TASK OBJECTIVE
Only the lines from the start of the data to the line containing "plt.rcParams['font.size'] = 13", both included, should be output, exactly and without pictures.

▼

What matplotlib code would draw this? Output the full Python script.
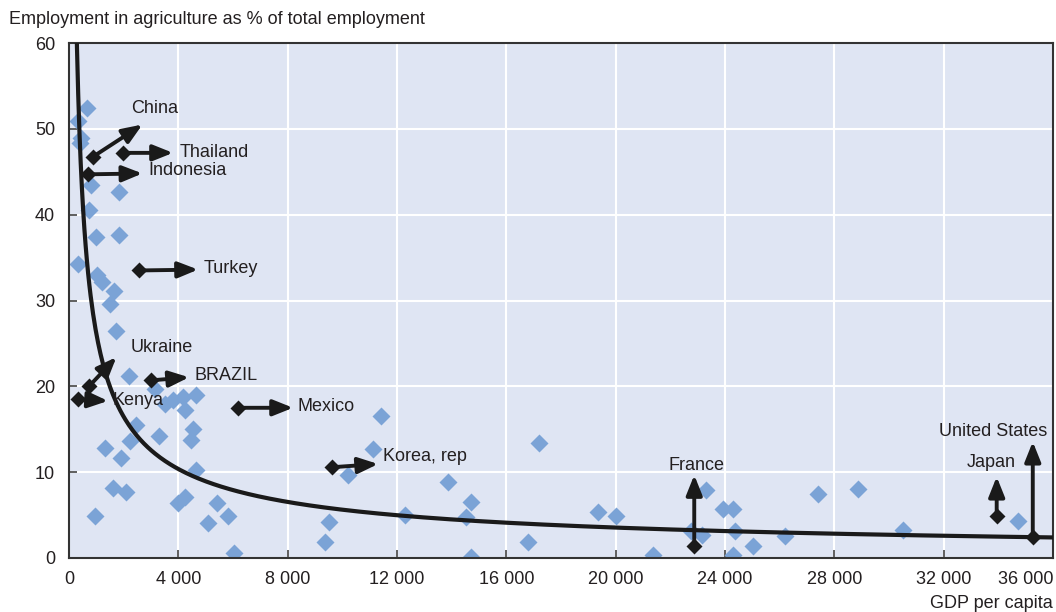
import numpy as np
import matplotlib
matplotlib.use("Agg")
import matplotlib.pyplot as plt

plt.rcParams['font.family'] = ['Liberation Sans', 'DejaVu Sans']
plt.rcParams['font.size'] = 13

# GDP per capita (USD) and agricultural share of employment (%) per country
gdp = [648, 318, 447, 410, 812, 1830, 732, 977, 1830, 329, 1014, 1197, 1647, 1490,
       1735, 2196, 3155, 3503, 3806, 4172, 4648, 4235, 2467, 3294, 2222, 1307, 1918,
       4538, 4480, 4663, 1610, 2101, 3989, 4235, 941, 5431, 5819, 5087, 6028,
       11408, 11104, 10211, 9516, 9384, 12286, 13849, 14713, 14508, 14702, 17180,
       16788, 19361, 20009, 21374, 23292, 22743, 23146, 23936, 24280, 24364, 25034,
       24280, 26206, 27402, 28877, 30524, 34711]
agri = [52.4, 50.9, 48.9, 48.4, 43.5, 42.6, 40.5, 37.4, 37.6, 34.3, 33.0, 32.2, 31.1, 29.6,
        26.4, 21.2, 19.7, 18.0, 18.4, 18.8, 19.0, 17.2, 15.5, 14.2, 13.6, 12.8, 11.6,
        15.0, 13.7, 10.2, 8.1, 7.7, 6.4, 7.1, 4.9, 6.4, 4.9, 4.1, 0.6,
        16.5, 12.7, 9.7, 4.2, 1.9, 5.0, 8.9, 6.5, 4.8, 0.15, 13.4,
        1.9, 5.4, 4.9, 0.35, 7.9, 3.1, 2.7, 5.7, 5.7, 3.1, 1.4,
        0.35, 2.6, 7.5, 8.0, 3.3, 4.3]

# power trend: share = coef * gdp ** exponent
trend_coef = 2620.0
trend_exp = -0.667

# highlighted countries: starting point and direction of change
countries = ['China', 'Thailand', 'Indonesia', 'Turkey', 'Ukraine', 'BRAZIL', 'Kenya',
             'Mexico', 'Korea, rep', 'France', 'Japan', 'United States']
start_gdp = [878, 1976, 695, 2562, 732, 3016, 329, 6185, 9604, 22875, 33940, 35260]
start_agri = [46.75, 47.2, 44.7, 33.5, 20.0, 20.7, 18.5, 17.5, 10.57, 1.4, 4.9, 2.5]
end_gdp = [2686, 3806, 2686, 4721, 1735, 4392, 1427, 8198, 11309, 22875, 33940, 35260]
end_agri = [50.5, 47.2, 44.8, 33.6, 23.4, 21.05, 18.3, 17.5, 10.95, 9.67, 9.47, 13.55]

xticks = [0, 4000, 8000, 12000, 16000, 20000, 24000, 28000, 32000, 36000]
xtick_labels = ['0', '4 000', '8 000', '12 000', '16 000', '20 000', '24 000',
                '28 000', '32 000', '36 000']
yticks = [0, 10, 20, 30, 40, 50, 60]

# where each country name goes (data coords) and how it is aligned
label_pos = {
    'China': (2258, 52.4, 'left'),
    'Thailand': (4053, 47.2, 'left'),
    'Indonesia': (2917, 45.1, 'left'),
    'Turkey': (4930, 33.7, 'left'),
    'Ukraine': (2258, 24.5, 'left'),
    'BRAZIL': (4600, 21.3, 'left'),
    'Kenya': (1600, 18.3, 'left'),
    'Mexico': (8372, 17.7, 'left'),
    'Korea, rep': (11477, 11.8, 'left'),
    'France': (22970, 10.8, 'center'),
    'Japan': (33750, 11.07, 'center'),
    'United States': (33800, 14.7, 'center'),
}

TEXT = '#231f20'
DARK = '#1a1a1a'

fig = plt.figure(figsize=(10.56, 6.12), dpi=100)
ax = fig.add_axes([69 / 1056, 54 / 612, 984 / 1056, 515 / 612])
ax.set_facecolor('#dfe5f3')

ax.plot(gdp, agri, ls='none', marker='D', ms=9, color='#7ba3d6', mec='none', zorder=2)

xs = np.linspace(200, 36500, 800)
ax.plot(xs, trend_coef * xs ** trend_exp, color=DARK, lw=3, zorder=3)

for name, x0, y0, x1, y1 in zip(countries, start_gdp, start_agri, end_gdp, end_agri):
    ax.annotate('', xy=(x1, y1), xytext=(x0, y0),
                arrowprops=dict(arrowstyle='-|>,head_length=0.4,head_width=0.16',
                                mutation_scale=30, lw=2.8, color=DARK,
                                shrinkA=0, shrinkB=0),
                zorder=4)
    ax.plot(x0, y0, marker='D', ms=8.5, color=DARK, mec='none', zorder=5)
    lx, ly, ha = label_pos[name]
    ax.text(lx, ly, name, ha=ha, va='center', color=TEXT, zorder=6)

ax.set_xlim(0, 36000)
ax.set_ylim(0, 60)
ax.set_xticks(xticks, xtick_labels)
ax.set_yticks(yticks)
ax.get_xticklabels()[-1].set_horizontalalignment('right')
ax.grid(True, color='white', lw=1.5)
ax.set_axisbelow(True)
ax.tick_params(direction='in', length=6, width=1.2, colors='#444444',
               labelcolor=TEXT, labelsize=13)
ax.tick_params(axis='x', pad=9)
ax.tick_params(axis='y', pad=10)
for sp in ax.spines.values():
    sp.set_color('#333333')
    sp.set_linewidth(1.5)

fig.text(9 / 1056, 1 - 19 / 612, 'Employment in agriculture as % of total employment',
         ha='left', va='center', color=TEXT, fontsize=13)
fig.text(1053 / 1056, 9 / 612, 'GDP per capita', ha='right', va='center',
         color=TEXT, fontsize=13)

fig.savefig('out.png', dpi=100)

▲

SOLUTION FOR THIS TASK
What matplotlib code would draw this? Output the full Python script.
import numpy as np
import matplotlib
matplotlib.use("Agg")
import matplotlib.pyplot as plt

plt.rcParams['font.family'] = ['Liberation Sans', 'DejaVu Sans']
plt.rcParams['font.size'] = 13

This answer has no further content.